Fox Entertainment Owner Rupert Murdoch to Found Reality College

New York, October 19, 2006 -- Media mogul Rupert Murdoch, who through his vast entertainment conglomerate News Corp. controls reality show and infoganda channel Fox, announced plans yesterday to found a "reality college" to help shore up declining reality TV show ratings. The mission of the college, according to News Corp. spokesman Sam Vapore, will be "to teach dedicated reality television viewers and contestants how to act like real people."

The move is essential, say media analysts, as Fox's programming schedule consists virtually exclusively of the antics and conversations of so-called "real people" engaged in various pseudo-genuine pursuits.

The line-up for the fall season, which includes reality-based shows such as All You Need Is Lube, American Golden Calf, American Junior Mints, Anything For A Buck, Bachelorettes In Alaska, Das Boot Camp, The One-Armed Bandit, Celebrity Ear-Boxing, The Gas Chamber, The Complex of Neuroses, Spiritually Exhausted, Forever Heathen, Hell's Diner, Rectal Invasion Of Hidden Cameras, Iwana Young Man, Igota Cyst, I Want To Murder A Debutante, Josef Millionaire Stalin, Drop-Kicking The Littlest Groom, Shag Cruise, Harried by America, Meet The Marksmen, Miss Dog Beauty Pageant, Mr. No Personality, Murder In Small Town X, My Big Fat Obnoxious Studio Executive, My Big Fat Obnoxious Australian Media Mogul, Nerd 911, Next Great Chimp, Porn Hotel, Performing Ass, Playing It Straight To Keep My Platonic Trophy Bride, The Finches Of Malibu, The Rebel Actuary, Renovate My Buttocks, Search For A Non-Sticky Playboy Centerfold, Big Loser, Smelliest Bachelor Contest, Simple-Minded Life, So You Think You Can Dance On My Grave, Stare Chamber, The Rodent, Soft-Porn Island, Thirty Seconds To Masturbate, Trading Spatulas, Trailer In A Tree, Unwanted, Who's Your Sperm Donor, Who Wants To Con A Multi-Millionaire, and World Worm, is illustrative of the network's near-total reliance on the ubiquitous, inexpensive televised entertainment format.

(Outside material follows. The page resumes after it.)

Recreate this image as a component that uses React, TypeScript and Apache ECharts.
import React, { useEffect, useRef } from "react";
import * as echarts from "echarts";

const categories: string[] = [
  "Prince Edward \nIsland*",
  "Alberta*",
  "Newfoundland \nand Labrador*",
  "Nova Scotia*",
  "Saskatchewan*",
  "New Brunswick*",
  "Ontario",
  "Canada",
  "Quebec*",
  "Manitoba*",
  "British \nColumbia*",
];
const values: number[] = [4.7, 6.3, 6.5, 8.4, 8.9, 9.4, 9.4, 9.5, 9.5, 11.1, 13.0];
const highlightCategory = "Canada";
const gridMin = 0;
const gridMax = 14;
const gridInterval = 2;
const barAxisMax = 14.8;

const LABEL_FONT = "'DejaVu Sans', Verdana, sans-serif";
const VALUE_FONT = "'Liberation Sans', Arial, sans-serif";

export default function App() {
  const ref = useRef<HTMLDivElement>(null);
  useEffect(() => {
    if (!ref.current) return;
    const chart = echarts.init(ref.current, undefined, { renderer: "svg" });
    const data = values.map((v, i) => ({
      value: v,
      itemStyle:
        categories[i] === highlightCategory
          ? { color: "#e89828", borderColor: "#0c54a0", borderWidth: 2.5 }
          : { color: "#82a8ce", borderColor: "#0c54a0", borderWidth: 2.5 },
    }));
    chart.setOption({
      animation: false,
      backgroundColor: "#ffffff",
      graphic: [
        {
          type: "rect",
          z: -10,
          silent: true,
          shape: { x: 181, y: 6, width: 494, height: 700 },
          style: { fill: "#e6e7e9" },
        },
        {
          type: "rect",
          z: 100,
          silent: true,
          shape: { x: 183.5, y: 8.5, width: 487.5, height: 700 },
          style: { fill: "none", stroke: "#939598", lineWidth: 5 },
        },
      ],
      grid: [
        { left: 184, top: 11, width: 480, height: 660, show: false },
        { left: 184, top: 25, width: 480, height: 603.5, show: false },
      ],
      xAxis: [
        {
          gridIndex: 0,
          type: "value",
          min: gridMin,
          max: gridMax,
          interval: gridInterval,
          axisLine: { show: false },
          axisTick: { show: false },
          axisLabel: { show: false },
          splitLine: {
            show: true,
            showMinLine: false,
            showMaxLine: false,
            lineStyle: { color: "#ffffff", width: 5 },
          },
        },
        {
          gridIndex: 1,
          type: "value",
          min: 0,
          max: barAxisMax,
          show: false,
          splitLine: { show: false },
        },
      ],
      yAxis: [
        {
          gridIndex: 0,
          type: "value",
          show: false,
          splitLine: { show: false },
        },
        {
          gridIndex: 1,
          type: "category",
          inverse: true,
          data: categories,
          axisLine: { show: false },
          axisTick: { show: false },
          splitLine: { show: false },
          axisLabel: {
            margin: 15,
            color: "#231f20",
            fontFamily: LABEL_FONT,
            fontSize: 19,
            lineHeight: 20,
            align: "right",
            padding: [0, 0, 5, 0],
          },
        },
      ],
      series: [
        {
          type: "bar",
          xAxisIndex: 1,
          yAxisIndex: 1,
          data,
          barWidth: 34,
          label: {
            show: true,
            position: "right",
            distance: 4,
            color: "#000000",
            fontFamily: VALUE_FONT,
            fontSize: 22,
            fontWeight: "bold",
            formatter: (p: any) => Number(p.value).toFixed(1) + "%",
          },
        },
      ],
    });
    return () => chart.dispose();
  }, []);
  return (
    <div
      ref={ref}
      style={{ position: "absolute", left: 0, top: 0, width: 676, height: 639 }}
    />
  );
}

"The problem we've been experiencing is a simultaneous market glut coupled with a vast viewing population that appears to do little else," said Vapore. "This has led to an increasingly vapid and uninteresting collection of reality show aspirants, none of whom seem capable of doing anything but discussing the most banal and trite aspects of their shallow and inconsequential faux relationships. It's a completely self-absorbed, self-perpetuating little universe they seem to inhabit. What the Reality College will do is train these contestants to behave more like people did before the world of reality TV – you know, like sentient humans."

The Reality College will offer a full curriculum that includes arts, literature, history, social studies, science, religion, and vocabulary-building. Contestants on any of Fox's 87 reality programs will be required to accumulate at least one full year of credits before being permitted to participate. Murdoch is betting the training they receive will lend a dose of real-world credence to their on-screen interactions, thus enhancing viewer interest.

"We're trying to reach beyond the reality-TV zombie demographic, which we already own," said Vapore. "That's where they live, vicariously through our shows. The problem is, they don't do things like shop, work, or think. So we need to get beyond that sector into the homes of actual people, those who actively participate in human society."

Murdoch's Reality College is scheduled to open for its inaugural class of 2,330 reality students in the fall of next year. Shares of News Corp. were up 2 1/8 on the announcement.